Asset Covered Securities (Amendment) Act 2007

Provisions applicable where a credit institution is more than one kind of designated credit institution.

56.— Section 90 of the Principal Act is repealed and substituted by the following:

“Provisions applicable where a credit institution is more than one kind of designated credit institution.

90.— (1) If a credit institution that is or was formerly both a designated mortgage credit institution and a different kind of designated credit institution permitted under this Act has—

(a) issued mortgage covered securities, or

(b) entered into a cover assets hedge contract comprised in its register of mortgage credit covered securities business,

the rights of the holder of those securities, or of each other party to the contract, are secured only on the cover assets that comprise the relevant cover assets pool.

(2) If a credit institution that is or was formerly both a designated public credit institution and a different kind of designated credit institution permitted under this Act has—

(a) issued public credit covered securities, or

(b) entered into a cover assets hedge contract comprised in its register of public credit covered securities business,

the rights of the holders of those securities, or of each other party to the contract, are secured only on the cover assets comprised in the relevant cover assets pool.

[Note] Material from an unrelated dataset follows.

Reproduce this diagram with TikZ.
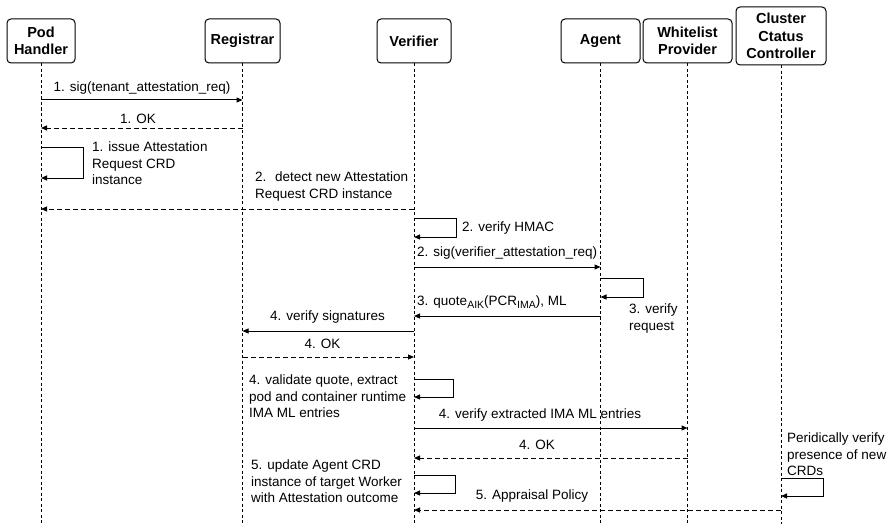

(3) If a credit institution that is or was formerly both a designated commercial mortgage credit institution and a different kind of designated credit institution permitted by this Act has—

(a) issued commercial mortgage covered securities, or

(b) entered into a cover assets hedge contract comprised in its register of commercial mortgage credit covered securities business,

the rights of the holders of those securities, or of each other party to the contract, are secured only on the cover assets comprised in the relevant cover assets pool.”.